At konnectus we have the good fortune to work with many medium to large organisations across different sectors and develop the optimal AV technology solutions to meet their specific needs. Our experience from working with our customers has taught us many things and if there is one single process that always leads to positive outcomes it would be to take the time to conduct a Proof of Concept (POC) before investing in a large rollout or investment in new AV technology.

What is a POC? Well it should be first made clear that a POC is not a Trial site or Pilot. A POC is exactly what it says it is in its name. It is a proof to test a particular technology or solution, which appears to make sense on paper. A POC is generally a small investment and has specific goals and objectives that are to be tested. If the POC is deemed successful then the next step would be a larger investment in a Trial site or Pilot.

When should a POC be considered, and how long should it last? A POC is not always required for every planned AV technology investment. However, when a large rollout or implementation is being planned we would always recommend that some time be taken to conduct a POC of between 2-4 weeks depending on the type of AV technology being considered, and how many people need to trial and provide feedback.

I have found that some of the stronger reasons for conducting a POC of AV technology solutions include:

  • Is a proposed solution easy to use? With AV the devil is often in the details. The spec sheets of equipment do not always include the hidden "gotchas" or its incompatibilities with other equipment/systems in the overall solution. Testing the solution end to end and obtaining direct feedback from the people that will need to use the AV technology on a day to day basis is a crucial part of the process. Often a designer or engineer will overlook seemingly non important steps to use from their perspective, which are in fact hurdles for a non-technical person.
  • Does the proposed solution meet the requirements it is designed for? i.e. solving current issues, improving experiences, delivering specific outcomes. So often this question is overlooked by a designer as he/she gets into the details of the design.

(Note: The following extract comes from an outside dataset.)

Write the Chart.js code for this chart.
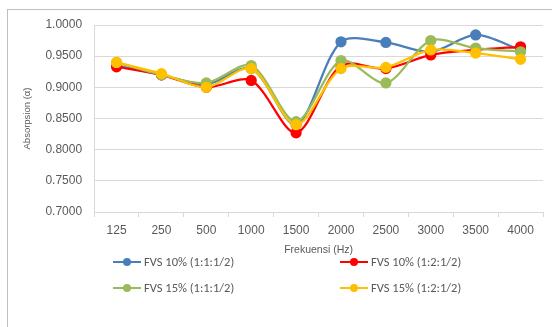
<!DOCTYPE html>
<html>
<head>
<meta charset="utf-8">
<script src="https://cdn.jsdelivr.net/npm/chart.js@4"></script>
<style>
  body { margin: 0; background: #fff; font-family: Calibri, Carlito, "Liberation Sans", Arial, sans-serif; }
  #wrap { position: relative; width: 552px; height: 327px; }
  #frame { position: absolute; left: 7px; top: 9px; width: 560px; height: 330px; border-left: 1px solid #bfbfbf; border-top: 1px solid #bfbfbf; }
  .leg { position: absolute; font-size: 12.5px; color: #595959; display: flex; align-items: center; white-space: nowrap; }
  .leg .ln { position: relative; width: 28px; height: 2px; margin-right: 3px; }
  .leg .ln i { position: absolute; left: 10px; top: -3px; width: 8px; height: 8px; border-radius: 50%; }
</style>
</head>
<body>
<div id="wrap">
  <div id="frame"></div>
  <canvas id="absorpChart" width="552" height="327"></canvas>
  <div id="legend"></div>
</div>
<script>
const frequencies = ['125', '250', '500', '1000', '1500', '2000', '2500', '3000', '3500', '4000'];
const seriesNames = ['FVS 10% (1:1:1/2)', 'FVS 10% (1:2:1/2)', 'FVS 15% (1:1:1/2)', 'FVS 15% (1:2:1/2)'];
const fvs10a = [0.935, 0.920, 0.905, 0.930, 0.840, 0.973, 0.972, 0.957, 0.984, 0.960];
const fvs10b = [0.933, 0.920, 0.900, 0.911, 0.827, 0.935, 0.930, 0.952, 0.960, 0.965];
const fvs15a = [0.940, 0.920, 0.907, 0.935, 0.845, 0.943, 0.907, 0.975, 0.963, 0.957];
const fvs15b = [0.940, 0.922, 0.900, 0.930, 0.840, 0.930, 0.932, 0.960, 0.955, 0.945];
const colors = ['#4a7ebb', '#ff0000', '#9bbb59', '#ffc000'];

const allSeries = [fvs10a, fvs10b, fvs15a, fvs15b];

const legendPos = [[113, 254], [340, 254], [113, 280], [340, 280]];
const legendEl = document.getElementById('legend');
seriesNames.forEach((name, i) => {
    const d = document.createElement('div');
    d.className = 'leg';
    d.style.left = legendPos[i][0] + 'px';
    d.style.top = legendPos[i][1] + 'px';
    d.innerHTML = '<span class="ln" style="background:' + colors[i] + '"><i style="background:' + colors[i] + '"></i></span>' + name;
    legendEl.appendChild(d);
});

new Chart(document.getElementById('absorpChart'), {
    type: 'line',
    data: {
        labels: frequencies,
        datasets: allSeries.map((vals, i) => ({
            label: seriesNames[i],
            data: vals,
            borderColor: colors[i],
            backgroundColor: colors[i],
            borderWidth: 2.25,
            pointRadius: 4.5,
            pointHoverRadius: 4.5,
            tension: 0.3,
            order: 4 - i
        }))
    },
    options: {
        responsive: false,
        animation: false,
        layout: { padding: { left: 22, top: 25, right: 9, bottom: 67 } },
        plugins: { legend: { display: false }, tooltip: { enabled: false } },
        scales: {
            x: {
                offset: true,
                grid: { display: true, drawOnChartArea: false, offset: true, tickLength: 5, color: '#d9d9d9' },
                border: { color: '#d9d9d9' },
                ticks: { color: '#595959', font: { size: 12 }, padding: 6 },
                title: { display: true, text: 'Frekuensi (Hz)', color: '#595959', font: { size: 10.5 }, padding: { top: 0 } }
            },
            y: {
                min: 0.7,
                max: 1.0,
                grid: { color: '#d9d9d9', drawTicks: false },
                border: { color: '#d9d9d9' },
                ticks: { stepSize: 0.05, color: '#595959', font: { size: 12 }, padding: 12,
                         callback: v => v.toFixed(4) },
                title: { display: true, text: 'Absorpsion (α)', color: '#595959', font: { size: 9.5 }, padding: { top: 0, bottom: 0 } }
            }
        }
    }
});
</script>
</body>
</html>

A design or solution may be elegant from the engineer's perspective but if it doesn't truly meet the requirements it is designed for then it is a wasted investment of both time and money.
  • Is the proposed solution reliable? What is the process to install and configure it? What is involved to service and maintain it? Are there any ongoing impacts that need to be considered? e.g. additional training, specialised operators, ongoing costs such as licensing etc. All of these questions challenge the long term feasibility of and value of a proposed AV solution. A customer must be well informed with what that looks like and comfortable the plan in place to manage the ongoing variables of the AV technology investment.
  • Is the solution scalable to a larger rollout or system? This is a key factor that needs to be tested for larger organisations that are looking to standardise AV technologies, systems, and user experiences across multiple locations.